# Given exercise:
Set the data down again, exactly as it reads, but without the pictures.

•••••

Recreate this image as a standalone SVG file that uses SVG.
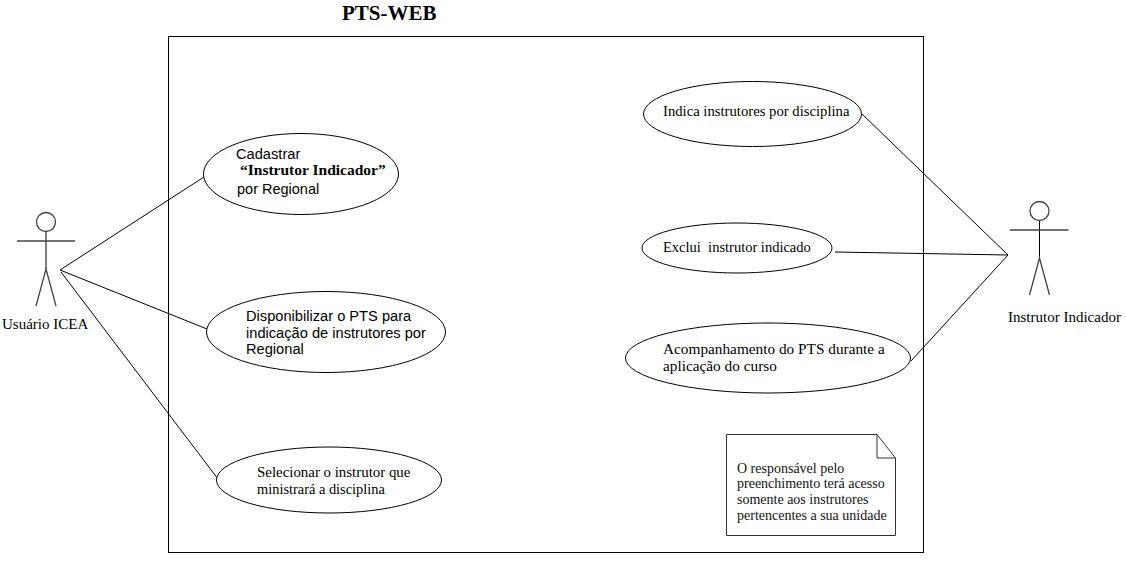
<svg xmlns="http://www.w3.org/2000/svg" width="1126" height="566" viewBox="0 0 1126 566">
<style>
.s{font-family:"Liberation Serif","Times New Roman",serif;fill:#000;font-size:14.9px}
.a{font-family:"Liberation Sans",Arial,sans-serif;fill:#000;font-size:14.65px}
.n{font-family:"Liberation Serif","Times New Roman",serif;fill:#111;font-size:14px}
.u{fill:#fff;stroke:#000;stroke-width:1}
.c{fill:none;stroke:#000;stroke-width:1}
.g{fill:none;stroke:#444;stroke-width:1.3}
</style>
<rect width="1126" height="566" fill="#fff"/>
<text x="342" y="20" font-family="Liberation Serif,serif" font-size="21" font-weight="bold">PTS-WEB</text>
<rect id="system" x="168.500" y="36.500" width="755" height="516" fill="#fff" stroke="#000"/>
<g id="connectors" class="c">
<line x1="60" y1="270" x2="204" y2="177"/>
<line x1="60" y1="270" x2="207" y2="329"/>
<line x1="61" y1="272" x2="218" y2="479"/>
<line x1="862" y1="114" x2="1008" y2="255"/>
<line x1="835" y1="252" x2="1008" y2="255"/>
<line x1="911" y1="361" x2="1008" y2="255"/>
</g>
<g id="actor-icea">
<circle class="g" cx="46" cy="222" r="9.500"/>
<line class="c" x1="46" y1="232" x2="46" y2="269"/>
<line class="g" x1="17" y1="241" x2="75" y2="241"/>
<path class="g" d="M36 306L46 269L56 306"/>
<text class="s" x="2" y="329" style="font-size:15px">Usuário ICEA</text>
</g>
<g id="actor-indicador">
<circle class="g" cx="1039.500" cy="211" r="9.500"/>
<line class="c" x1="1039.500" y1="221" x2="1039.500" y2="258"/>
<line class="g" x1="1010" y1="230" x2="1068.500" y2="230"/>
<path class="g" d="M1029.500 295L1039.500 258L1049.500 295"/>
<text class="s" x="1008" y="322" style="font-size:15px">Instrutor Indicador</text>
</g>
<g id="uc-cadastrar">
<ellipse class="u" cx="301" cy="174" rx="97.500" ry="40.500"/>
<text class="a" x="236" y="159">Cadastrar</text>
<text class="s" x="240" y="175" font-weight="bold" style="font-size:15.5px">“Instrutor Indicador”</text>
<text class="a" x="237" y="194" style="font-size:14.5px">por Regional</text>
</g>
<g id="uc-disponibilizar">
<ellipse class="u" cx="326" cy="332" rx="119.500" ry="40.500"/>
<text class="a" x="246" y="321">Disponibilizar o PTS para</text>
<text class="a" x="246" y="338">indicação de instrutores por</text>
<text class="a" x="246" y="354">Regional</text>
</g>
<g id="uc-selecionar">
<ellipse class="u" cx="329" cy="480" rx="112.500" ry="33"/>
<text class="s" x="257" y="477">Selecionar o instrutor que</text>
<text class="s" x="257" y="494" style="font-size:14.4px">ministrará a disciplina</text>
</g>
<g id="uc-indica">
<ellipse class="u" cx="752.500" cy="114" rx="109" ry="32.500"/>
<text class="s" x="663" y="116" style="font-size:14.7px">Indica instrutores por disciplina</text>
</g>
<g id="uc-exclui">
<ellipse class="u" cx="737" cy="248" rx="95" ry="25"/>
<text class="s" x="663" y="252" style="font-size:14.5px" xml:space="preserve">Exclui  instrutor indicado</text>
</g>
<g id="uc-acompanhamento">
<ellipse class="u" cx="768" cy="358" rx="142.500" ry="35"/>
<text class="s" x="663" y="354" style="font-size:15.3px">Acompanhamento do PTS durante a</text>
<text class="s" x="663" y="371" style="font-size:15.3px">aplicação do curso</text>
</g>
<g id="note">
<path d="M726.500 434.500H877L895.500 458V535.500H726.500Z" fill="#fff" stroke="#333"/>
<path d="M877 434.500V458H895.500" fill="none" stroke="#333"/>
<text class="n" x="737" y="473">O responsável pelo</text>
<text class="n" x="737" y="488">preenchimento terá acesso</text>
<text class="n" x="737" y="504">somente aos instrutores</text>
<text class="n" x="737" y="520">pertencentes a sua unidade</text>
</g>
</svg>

•••••

# The response:
Recreate this image as a standalone SVG file that uses SVG.
<svg xmlns="http://www.w3.org/2000/svg" width="1126" height="566" viewBox="0 0 1126 566">
<style>
.s{font-family:"Liberation Serif","Times New Roman",serif;fill:#000;font-size:14.9px}
.a{font-family:"Liberation Sans",Arial,sans-serif;fill:#000;font-size:14.65px}
.n{font-family:"Liberation Serif","Times New Roman",serif;fill:#111;font-size:14px}
.u{fill:#fff;stroke:#000;stroke-width:1}
.c{fill:none;stroke:#000;stroke-width:1}
.g{fill:none;stroke:#444;stroke-width:1.3}
</style>
<rect width="1126" height="566" fill="#fff"/>
<text x="342" y="20" font-family="Liberation Serif,serif" font-size="21" font-weight="bold">PTS-WEB</text>
<rect id="system" x="168.500" y="36.500" width="755" height="516" fill="#fff" stroke="#000"/>
<g id="connectors" class="c">
<line x1="60" y1="270" x2="204" y2="177"/>
<line x1="60" y1="270" x2="207" y2="329"/>
<line x1="61" y1="272" x2="218" y2="479"/>
<line x1="862" y1="114" x2="1008" y2="255"/>
<line x1="835" y1="252" x2="1008" y2="255"/>
<line x1="911" y1="361" x2="1008" y2="255"/>
</g>
<g id="actor-icea">
<circle class="g" cx="46" cy="222" r="9.500"/>
<line class="c" x1="46" y1="232" x2="46" y2="269"/>
<line class="g" x1="17" y1="241" x2="75" y2="241"/>
<path class="g" d="M36 306L46 269L56 306"/>
<text class="s" x="2" y="329" style="font-size:15px">Usuário ICEA</text>
</g>
<g id="actor-indicador">
<circle class="g" cx="1039.500" cy="211" r="9.500"/>
<line class="c" x1="1039.500" y1="221" x2="1039.500" y2="258"/>
<line class="g" x1="1010" y1="230" x2="1068.500" y2="230"/>
<path class="g" d="M1029.500 295L1039.500 258L1049.500 295"/>
<text class="s" x="1008" y="322" style="font-size:15px">Instrutor Indicador</text>
</g>
<g id="uc-cadastrar">
<ellipse class="u" cx="301" cy="174" rx="97.500" ry="40.500"/>
<text class="a" x="236" y="159">Cadastrar</text>
<text class="s" x="240" y="175" font-weight="bold" style="font-size:15.5px">“Instrutor Indicador”</text>
<text class="a" x="237" y="194" style="font-size:14.5px">por Regional</text>
</g>
<g id="uc-disponibilizar">
<ellipse class="u" cx="326" cy="332" rx="119.500" ry="40.500"/>
<text class="a" x="246" y="321">Disponibilizar o PTS para</text>
<text class="a" x="246" y="338">indicação de instrutores por</text>
<text class="a" x="246" y="354">Regional</text>
</g>
<g id="uc-selecionar">
<ellipse class="u" cx="329" cy="480" rx="112.500" ry="33"/>
<text class="s" x="257" y="477">Selecionar o instrutor que</text>
<text class="s" x="257" y="494" style="font-size:14.4px">ministrará a disciplina</text>
</g>
<g id="uc-indica">
<ellipse class="u" cx="752.500" cy="114" rx="109" ry="32.500"/>
<text class="s" x="663" y="116" style="font-size:14.7px">Indica instrutores por disciplina</text>
</g>
<g id="uc-exclui">
<ellipse class="u" cx="737" cy="248" rx="95" ry="25"/>
<text class="s" x="663" y="252" style="font-size:14.5px" xml:space="preserve">Exclui  instrutor indicado</text>
</g>
<g id="uc-acompanhamento">
<ellipse class="u" cx="768" cy="358" rx="142.500" ry="35"/>
<text class="s" x="663" y="354" style="font-size:15.3px">Acompanhamento do PTS durante a</text>
<text class="s" x="663" y="371" style="font-size:15.3px">aplicação do curso</text>
</g>
<g id="note">
<path d="M726.500 434.500H877L895.500 458V535.500H726.500Z" fill="#fff" stroke="#333"/>
<path d="M877 434.500V458H895.500" fill="none" stroke="#333"/>
<text class="n" x="737" y="473">O responsável pelo</text>
<text class="n" x="737" y="488">preenchimento terá acesso</text>
<text class="n" x="737" y="504">somente aos instrutores</text>
<text class="n" x="737" y="520">pertencentes a sua unidade</text>
</g>
</svg>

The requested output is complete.